When I was at Microsoft in the 1990s, it felt like developers like me got assigned a host of support personnel: testers, product designers, release managers, user education, support, and marketing. Even in the two startups I joined before joining an academic lab we did better at filling these roles. It felt audacious, sitting down alone in a cubicle at UW to start a software project. No testers? No documentation team? An academic professor as my only "marketing"? In those early days I did my best to cycle through the roles I have listed above writing a lot of automated tests, doing all the product design, setting up my own release plan and infrastructure, starting the support board, writing tutorials, recording videos, and even in-person education with key adopters.
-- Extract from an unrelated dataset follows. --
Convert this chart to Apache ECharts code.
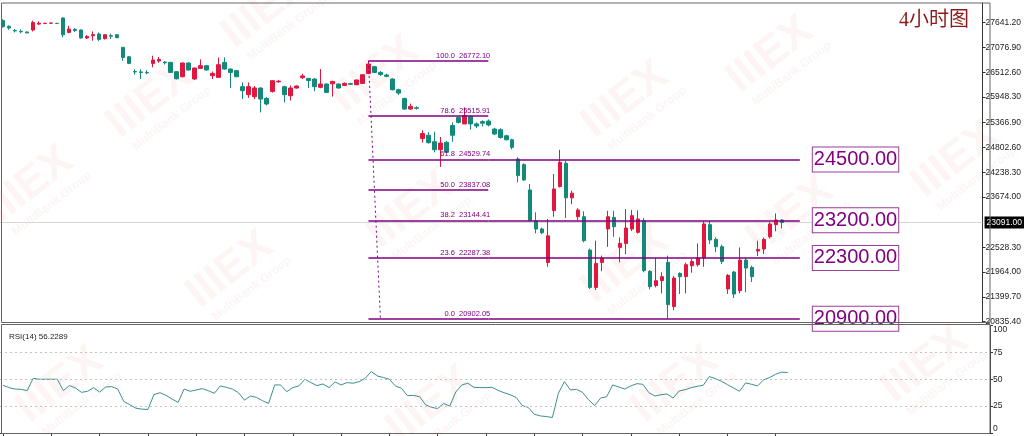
<!DOCTYPE html>
<html><head><meta charset="utf-8">
<script src="https://cdn.jsdelivr.net/npm/echarts@6/dist/echarts.min.js"></script>
<style>html,body{margin:0;padding:0;background:#fff}#c{width:1024px;height:436px}</style>
</head><body><div id="c"></div>
<script>
// ---- data ----
const opens = [27690,27560,27465,27445,27430,27475,27610,27625,27630,27625,
27748,27420,27490,27475,27293,27345,27383,27277,27345,27368,
27079,26866,26530,26520,26510,26715,26770,26745,26738,26526,
26412,26724,26360,26602,26664,26435,26397,26738,26587,26549,
26185,26003,25957,26155,25918,26078,26295,26185,25980,26155,
26390,26373,26360,26170,26246,26250,26246,26215,26255,26230,
26260,26487,26640,26510,26450,26360,26116,25918,25676,25705,
25004,25080,24933,24751,24918,25301,25486,25338,25512,25338,
25390,25403,25221,25206,25069,24978,24540,24412,23834,23136,
22946,22183,23363,23913,24443,23655,23226,23226,22467,21617,
22185,22946,23210,22527,22618,22946,22870,23136,21983,21657,
21770,22187,21179,21936,21861,22110,22133,22285,23045,22710,
22543,21580,21967,21542,22240,22072,22444,22490,22770,23045,
23151];
const closes = [27550,27520,27455,27435,27410,27648,27630,27627,27632,27623,
27367,27497,27462,27293,27330,27370,27262,27368,27335,27300,
26851,26715,26520,26510,26500,26792,26806,26730,26510,26365,
26724,26565,26610,26664,26565,26487,26686,26587,26510,26412,
26094,26185,26155,25904,25791,26321,26310,26003,26155,26200,
26430,26325,26185,26246,26055,26305,26155,26260,26240,26337,
26458,26701,26510,26465,26420,26116,26040,25676,25736,25695,
25118,24910,24751,24903,24690,25080,25372,25528,25338,25290,
25355,25315,25108,25030,24978,24804,24161,24063,23136,22946,
22860,22790,23857,24466,23655,23761,23379,22680,21617,22163,
22285,23226,22998,22618,22968,23249,23174,21998,21633,21770,
21861,21224,21830,21861,22133,22208,22285,23060,22696,22543,
22208,21891,21466,22240,22057,21861,22482,22710,23060,23151,
23091];
const lows = [27530,27480,27420,27400,27400,27443,27590,27610,27615,27610,
27307,27400,27430,27280,27270,27231,27220,27260,27270,27290,
26776,26700,26458,26360,26470,26626,26730,26690,26500,26350,
26400,26550,26340,26595,26550,26360,26390,26570,26155,26400,
25904,25930,25900,25600,25760,26050,26280,25828,25870,26140,
26360,26155,26080,26150,26040,25960,26140,26200,26225,26220,
26250,26470,26500,26430,26400,26100,26000,25660,25660,25665,
24913,24890,24690,24358,24680,24933,25350,25330,25206,25240,
25280,25280,25090,25000,24960,24760,24010,24040,23120,22847,
22830,22085,23226,23890,23196,23511,23140,22641,21580,21557,
21985,22540,22768,22187,22376,22900,22840,21960,21570,21617,
21480,20902.05,21100,21467,21480,21950,22090,22085,22605,22420,
22150,21467,21375,21480,21504,21740,22330,22376,22730,22892,
22960];
const highs = [27720,27580,27500,27490,27440,27686,27670,27640,27645,27640,
27762,27573,27520,27490,27360,27443,27420,27380,27390,27375,
27090,26880,26580,26580,26560,26890,26860,26770,26750,26540,
26740,26740,26620,26806,26680,26530,26851,26851,26600,26565,
26283,26280,26200,26170,25950,26330,26340,26208,26210,26215,
26480,26385,26380,26587,26260,26320,26260,26280,26275,26345,
26470,26772.1,26660,26540,26480,26375,26140,25935,25800,25740,
25193,25150,25160,25040,24950,25372,25510,25714,25530,25370,
25420,25440,25250,25240,25090,25000,24580,24440,23970,23325,
22980,23174,24197,24748,24503,23817,23420,23348,22500,22680,
22340,23360,23360,22755,23400,23380,23370,23200,22010,22285,
21960,22340,21880,21960,22180,22260,22618,23120,23130,22755,
22590,21920,21990,22527,22280,22110,22680,22750,23100,23300,
23170];
const rsi = [44.4,42.2,40.9,40.6,39.4,50.9,50.0,50.0,50.0,50.0,
39.4,44.1,41.9,37.8,38.8,42.2,38.1,42.8,43.1,40.9,
29.4,26.3,23.1,22.2,21.9,35.6,37.5,35.0,31.6,28.4,
40.9,38.8,40.0,41.3,39.4,36.9,43.8,42.5,40.9,37.5,
30.6,34.4,33.1,30.0,27.5,44.7,44.7,38.4,42.2,43.8,
50.0,46.9,44.1,45.6,42.2,47.5,44.7,46.9,46.3,47.8,
50.9,57.2,53.1,51.6,50.0,43.8,41.6,34.7,35.0,33.8,
26.3,23.8,22.8,27.5,25.0,38.1,44.7,46.3,42.5,42.2,
42.2,42.5,39.7,37.5,35.6,33.1,25.6,23.8,17.5,15.9,
15.3,14.4,36.9,47.8,40.0,40.6,37.8,30.9,25.6,32.5,
33.8,44.7,42.8,40.9,43.8,45.9,45.3,37.5,34.4,35.6,
36.3,32.5,39.1,40.3,42.2,43.4,44.4,52.5,50.6,48.1,
45.0,41.9,38.8,46.6,45.3,43.8,49.4,51.6,54.7,56.6,
56.2289];
const priceTicks = [27641.20,27076.90,26512.60,25948.30,25366.90,24802.60,24238.30,23674.00,22528.30,21964.00,21399.70,20835.40];
const rsiTicks = [0,25,50,75,100];
const rsiLevels = [25,50,75];
const currentPrice = 23091.00;
const fibRatios = [100.0,78.6,61.8,50.0,38.2,23.6,0.0];
const fibPrices = [26772.10,25515.91,24529.74,23837.08,23144.41,22287.38,20902.05];
const levelRatios = [61.8,38.2,23.6,0.0];
const levelLabels = ['24500.00','23200.00','22300.00','20900.00'];
const chartTitle = '4小时图';
const rsiTitle = 'RSI(14) 56.2289';
const totalSlots = 164;
const fibStart = 61, fibShortEnd = 81, levelEnd = 133, fibDashEnd = 63;

// ---- build ----
const cats = Array.from({length: totalSlots}, (_, i) => String(i));
const ohlc = opens.map((o, i) => [o, closes[i], lows[i], highs[i]]);
const PURPLE = '#800080';
const narrow = '"Liberation Sans Narrow","Liberation Sans",sans-serif';

const fibLines = [];
fibRatios.forEach((r, k) => {
  const p = fibPrices[k];
  fibLines.push([
    {coord: [fibStart, p], label: {show: true, position: 'insideEndTop', distance: [-2, 1],
      formatter: r.toFixed(1) + '  ' + p.toFixed(2), color: PURPLE, fontSize: 7.5, fontFamily: '"Liberation Sans",sans-serif'}},
    {coord: [fibShortEnd, p]}
  ]);
});
levelRatios.forEach((r, k) => {
  const p = fibPrices[fibRatios.indexOf(r)];
  fibLines.push([
    {coord: [fibShortEnd, p], label: {show: true, position: 'end', distance: 13,
      formatter: levelLabels[k], color: PURPLE, fontSize: 20, fontFamily: '"Liberation Sans",sans-serif',
      borderColor: '#9a3c9a', borderWidth: 1, padding: [3, 1, 1, 1], backgroundColor: '#fff'}},
    {coord: [levelEnd, p]}
  ]);
});
fibLines.push([
  {coord: [fibStart, fibPrices[0]], lineStyle: {type: [2, 3], width: 1, color: PURPLE}},
  {coord: [fibDashEnd, fibPrices[fibPrices.length - 1]]}
]);

function wm(x, y) {
  const fill = 'rgba(228,110,110,0.075)';
  return {type: 'group', x, y, rotation: 0.66, silent: true, z: 0, children: [
    {type: 'text', style: {text: 'IIIEX', font: 'bold 44px "Liberation Sans"', fill, align: 'center', verticalAlign: 'middle'}},
    {type: 'text', x: 6, y: 28, style: {text: 'MultiBank Group', font: 'bold 12px "Liberation Sans"', fill, align: 'center', verticalAlign: 'middle'}}
  ]};
}
const wmPos = [[375,75],[625,100],[770,55],[955,160],[30,185],[230,270],[410,210],[625,265],[790,215],[60,385],[430,405],[675,385],[925,365],[265,10],[150,100]];

const option = {
  animation: false,
  backgroundColor: '#fff',
  title: [
    {text: chartTitle, right: 50, top: 6, textStyle: {color: '#8b1a1a', fontSize: 20, fontWeight: 'normal', fontFamily: '"Liberation Serif","Noto Sans CJK SC",serif'}},
    {text: rsiTitle, left: 4, top: 328, textStyle: {color: '#222', fontSize: 8, fontWeight: 'normal', fontFamily: '"Liberation Sans",sans-serif'}}
  ],
  graphic: wmPos.map(p => wm(p[0], p[1])).concat([
    {type: 'rect', silent: true, z: 100, shape: {x: 1.5, y: 3, width: 988.5, height: 319.5}, style: {fill: 'none', stroke: '#666', lineWidth: 1}},
    {type: 'rect', silent: true, z: 100, shape: {x: 1.5, y: 324.5, width: 988.5, height: 109}, style: {fill: 'none', stroke: '#666', lineWidth: 1}}
  ]),
  grid: [
    {left: 0, right: 34, top: 3, height: 319},
    {left: 0, right: 34, top: 325.5, height: 107.5}
  ],
  xAxis: [
    {type: 'category', gridIndex: 0, data: cats, boundaryGap: true, axisLine: {show: false}, axisTick: {show: false}, axisLabel: {show: false}, splitLine: {show: false}},
    {type: 'category', gridIndex: 1, data: cats, boundaryGap: true,
      axisLine: {show: true, lineStyle: {color: '#444'}},
      axisTick: {show: true, alignWithLabel: true, length: 4, lineStyle: {color: '#444'}, interval: (i) => i % 8 === 0 && i < opens.length},
      axisLabel: {show: false}, splitLine: {show: false}}
  ],
  yAxis: [
    {type: 'value', gridIndex: 0, position: 'right', min: 20829, max: 28090, scale: true,
      axisLine: {show: true, lineStyle: {color: '#333'}},
      axisTick: {show: true, length: 3, customValues: priceTicks, lineStyle: {color: '#333'}},
      axisLabel: {show: true, customValues: priceTicks, formatter: v => v.toFixed(2), fontSize: 8.5, color: '#222', margin: 3, fontFamily: narrow},
      splitLine: {show: false}},
    {type: 'value', gridIndex: 1, position: 'right', min: 0, max: 100,
      axisLine: {show: true, lineStyle: {color: '#333'}},
      axisTick: {show: true, length: 3, customValues: rsiTicks, lineStyle: {color: '#333'}},
      axisLabel: {show: true, showMaxLabel: true, showMinLabel: true, hideOverlap: false, customValues: rsiTicks, margin: 3, fontSize: 8.5, color: '#222', fontFamily: narrow,
        formatter: v => v === 100 ? '{a|100}' : (v === 0 ? '{b|0}' : String(v)),
        rich: {a: {padding: [9, 0, 0, 0], fontSize: 8.5, color: '#222', fontFamily: narrow}, b: {padding: [0, 0, 9, 0], fontSize: 8.5, color: '#222', fontFamily: narrow}}},
      splitLine: {show: false}}
  ],
  series: [
    {type: 'candlestick', xAxisIndex: 0, yAxisIndex: 0, data: ohlc, barWidth: 4, z: 3,
      itemStyle: {color: '#e0173f', color0: '#14897a', borderColor: '#e0173f', borderColor0: '#14897a', borderWidth: 1},
      markLine: {silent: true, symbol: ['none', 'none'], z: 1,
        lineStyle: {color: '#d6d6d6', width: 1, type: 'solid'},
        data: [{yAxis: currentPrice, label: {show: true, position: 'end', distance: 2, formatter: currentPrice.toFixed(2),
          backgroundColor: '#000', color: '#fff', fontSize: 8.5, fontFamily: narrow, padding: [2, 2, 1, 2]}}]}},
    {type: 'line', xAxisIndex: 0, yAxisIndex: 0, data: [], z: 5,
      markLine: {silent: true, symbol: ['none', 'none'], lineStyle: {color: PURPLE, width: 1.6, type: 'solid'}, data: fibLines}},
    {type: 'line', xAxisIndex: 1, yAxisIndex: 1, data: rsi, showSymbol: false, symbol: 'none',
      lineStyle: {color: '#3d8f8f', width: 1}, z: 3,
      markLine: {silent: true, symbol: ['none', 'none'], label: {show: false},
        lineStyle: {color: '#c9c0c0', width: 1, type: [2, 3]},
        data: rsiLevels.map(v => ({yAxis: v}))}}
  ]
};
const chart = echarts.init(document.getElementById('c'), null, {renderer: 'canvas'});
chart.setOption(option);
</script></body></html>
Now here we are 16 years later with over 15,000 startups a week, a team of 10 devoted to Skyline, including IT and a project manager. We do spend a lot of time on user education. Thanks for your appreciation of our tutorials. We are currently engaged in a major effort to improve our ability to keep the current as the software changes, and especially the Chinese and Japanese translations.
We are an open-source project, though, and we are grateful for the amount the community itself has contributed to our tutorials, Skyline-Online, and in-person education. Please let us know if you see this as an opportunity for you to contribute.